Губы Уинтер приоткрылись, она смотрела на Пирс во все глаза. Потом она прошептала: «Спасибо» – и немного отступила назад, пока их объятия не разомкнулись. Уинтер почувствовала, как руки Пирс соскользнули с ее талии, и увидела, как выражение ее лица снова стало непроницаемым. Но за несколько секунд до этого Уинтер сумела прочесть то, что скрывалось во взгляде Пирс. Это было то самое неприкрытое страстное желание, которое Уинтер уже однажды видела. Только на этот раз Пирс уже не была незнакомкой, которая застала ее врасплох и затащила в укромный уголок, чтобы соблазнить и отвлечь от жизни, которая в тот момент казалась Уинтер невыносимо чужой. Сейчас Пирс была для нее женщиной, которую Уинтер знала, уважала и которая была ей небезразлична. В этот момент Уинтер полностью осознала, что ласкать женщин для Пирс было естественным. Она поняла это по легкой дрожи в теле Пирс и по возбуждению, которое промелькнуло в глазах Пирс перед тем, как она надела свою обычную маску. Но Уинтер догадалась, что она наконец-то увидела настоящую Пирс Рифкин.

– Я уже давно не ела, умираю от голода, – тихо сказала Уинтер. – Могу я пригласить тебя на ужин через дорогу? Кажется, теперь моя очередь.

– Я… э-э-э… – протянула ошеломленная Пирс. Она чуть было не пересекла запретную черту и даже не поняла, как ей удалось удержаться. Она спала с девушками с семнадцати лет, среди них были и натуралки, и даже замужние. У нее не было угрызений совести по этому поводу. Ее тело реагировало на Уинтер, и Пирс ничего не могла с этим поделать. Вдобавок она чувствовала – как тогда, в их самую первую встречу – что, надави она немного, Уинтер была бы не прочь. Но Пирс почему-то не могла этого сделать. Она неровно выдохнула.

– Спасибо, но я… кажется, будет лучше перенести. Мне нужно осмотреть еще кое-кого из пациентов.

Уинтер постаралась скрыть разочарование за улыбкой.

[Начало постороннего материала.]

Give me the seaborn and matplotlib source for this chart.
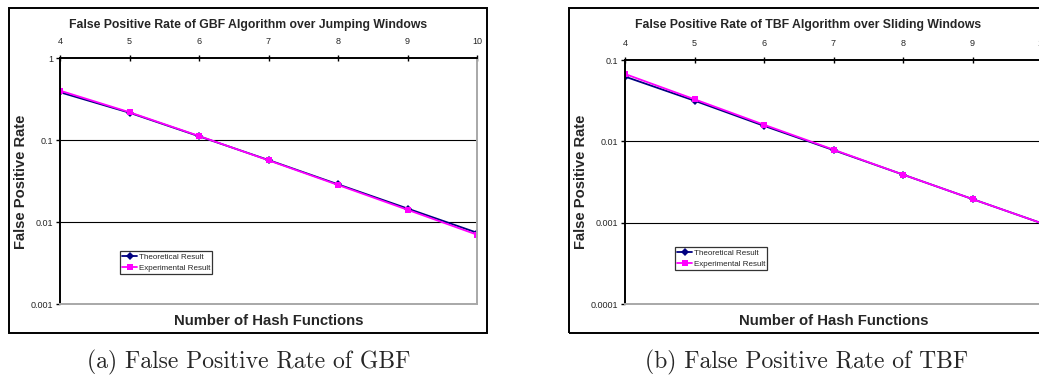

– Между прочим, ты уже не на дежурстве, и тебе все еще пора домой.

– Да, я пойду, обещаю, – Пирс начала пятиться назад, чтобы между ними образовалась столь необходимая ей дистанция. – Я только проверю несколько рентгеновских снимков и сразу пойду.

– Не забудь про концерт завтра вечером, – напомнила ей Уинтер.

Пирс замялась, понимая, что сейчас самый подходящий момент, чтобы разрушить чары Уинтер, пока они не стали еще сильнее. Всю неделю она не могла думать ни о чем другом, кроме пятничного вечера и о времени, которое она проведет с Уинтер, но теперь, находясь рядом с этой девушкой, она стала чувствовать боль. «Ты идиотка», – пробормотала Пирс себе под нос.

– Что ты сказала? – крикнула Уинтер ей вдогонку.

– Я сказала… – Пирс сделала глубокий вдох, – не волнуйся, я обязательно приду.